Thats the "Green Monster"   It is a green stripe on the slip-on that is worn by unqualified tradesmen at CFSEME.  As far as I know, its roots go back to the early fifties - maybe a bit before.  (Maybe back to 1944 when the branch was formed?)


----------



## MapleLeaf4Evr (29 May 2007)

I learn something new everyday.  Thanks


----------



## Blackadder1916 (30 May 2007)

Green Monster?  Wasn't that what they called Apprentices (Boy Soldiers)?   As much as I would be pleased to see it, surely the CF hasn't reinstituted that.

http://www.magma.ca/~rccs5sqn/history.html


> All Apprentices wore the same uniform as the "Regular Force" personnel with the exception that a prominent Green (Flash) Cloth Tape was mounted on each epaulette.


http://members.shaw.ca/ltsandwith/


> The Apprentice program recruited people between the age of 16 to 17 years old only into a program of two years of combined military and academic training followed by five years of active duty. We were required to wear a Green strip or flash on our applets to distinguish us from the regular forces during this two year period, hence the word Green. At the age of 16, yes we were often considered to be Monsters (what parent hasn't sometimes thought this of their own offspring) and at the age of 16, we weren't fully grown yet so the word Little could be applied as well! The term Little Green Monster or Green Monster was often heard over the years and we are still referred to this way even today many years after the program was shut down in 1967.



There are even some on this means  http://forums.army.ca/forums/threads/22010/post-456622.html#msg456622


----------



## MapleLeaf4Evr (30 May 2007)

Blackadder1916 said:
			
		

> Green Monster?  Wasn't that what they called Apprentices (Boy Soldiers)?   As much as I would be pleased to see it, surely the CF hasn't reinstituted that.

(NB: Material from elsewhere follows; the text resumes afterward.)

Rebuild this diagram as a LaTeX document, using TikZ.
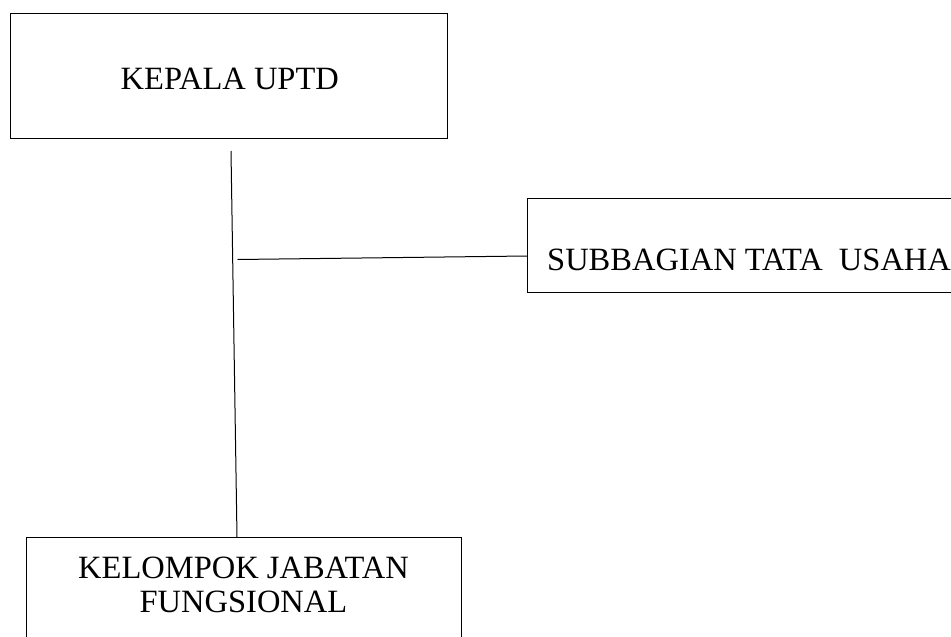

The soldiers that I saw wearing the stripe were Reg F EME candidates and were well in their 20's.  To me, it looks like this is just something that carries on the history of the apprentice.


----------



## Wookilar (30 May 2007)

The Green Monsters were "out of fashion" at CFSEME for a few years. I can't give you exact dates, but they were not used when I was there on my 3's in '93, or my 5's in '97, but they were being worn again when I was in Borden for my LAV III course in '00 (or was it '01?).

Wook


----------



## Kilroy (3 Feb 2008)

Also, if I remember correctly, "Green Monster' was  the name of an EME newsletter a long time ago. (or something to that effect)  Any old EME guys remember this, can clarify it for me??


----------